Para entonces la capilla acababa de ser construida y consagrada a San Jerónimo Emiliani. Dice Everaldo, después de santiguarse frente al modestísimo altar, que nada hay como este enclave para que el Papa se sienta a gusto: «Esta iglesia surgió en el corazón de las personas que trabajaron en su construcción y que vivieron en ella durante muchos años y ahora van a tener la oportunidad de recibir a un Papa».

Son siete filas de dos bancos en dos grupos, que dejan a un lado los tres bafles apilados bajo uno de los tres ventiladores giratorios que se reparten por la pared lateral. Al fondo, una pequeña sacristía con un baño en el que casi no entra una persona.

La capilla está hecha a imagen y semejanza de su entorno, un barrio que hasta hace muy poco era terreno abonado para la violencia del narcotráfico, como recuerda el coche zeta apostado permanentemente en el acceso a la favela.

Hasta el pasado enero, en que fue inaugurada a bombo y platillo la Unidad de Policía Pacificadora en los barrios de Manguinhos-Jacarezinho, esta zona recibía el elocuente nombre de franja de Gaza por los continuos tiroteos entre facciones de narcotraficantes y policía.

Hoy, entre las casas desconchadas o de ladrillo descubierto, solo se ven patrullas policiales pertrechadas con armas largas, el dedo permanentemente en el gatillo y la cabeza girando de lado a lado como quien va a cruzar la calle.


El cambio en las reglas del dominio del espacio público ha permitido que también el Papa acuda a esta zona de una ciudad transformada en los últimos cinco años en el ámbito de la seguridad pública.

«Creemos que ahora cualquier personalidad, en realidad cualquier persona, puede venir aquí con total garantías que no le va a pasar nada». Lo dice el capitán Marcelo Martins, responsable de la policía pacificadora de Manguinhos, consciente del valor de la visita papal: «Es un óptimo marketing, porque muestra al mundo nuestro trabajo y refuerza la idea de que esto solo es el comienzo alentador para la paz definitiva en Río».



Más allá de la UPP se puede caminar tranquilamente por ciertas zonas, pero son los propios vecinos los que advierten de que no es oro todo lo que reluce.

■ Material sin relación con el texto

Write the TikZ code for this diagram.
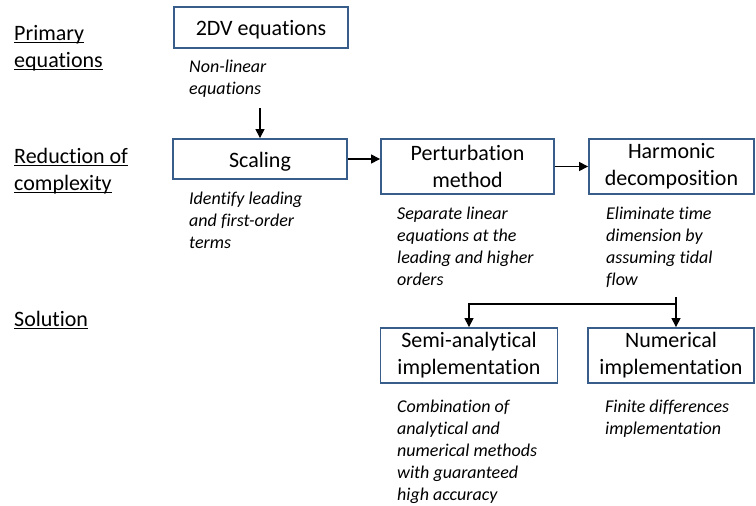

«Realmente esto no está pacificado, sino ocupado por las fuerzas de seguridad. Se sigue vendiendo droga, pero ya no hay enfrentamientos porque los traficantes ya no llevan armas a la vista», reconoce un vecino que prefiere el anonimato, que sugiere no detenerse demasiado frente a los angostos callejones sino mirar hacia la calle principal.

Allí, un grupo de vecinos pasa el tiempo jugando al billar al aire libre, al lado del pequeño altar que elevaron en honor de Nuestra Señora Aparecida, patrona de Brasil. Son los mismos que han confeccionado camisetas de la Virgen y del Papa que pretenden vender el día de la visita, que durará en total una hora. Pero que en realidad tiene un significado mucho más dilatado para una comunidad de la que al fin alguien se ha acordado.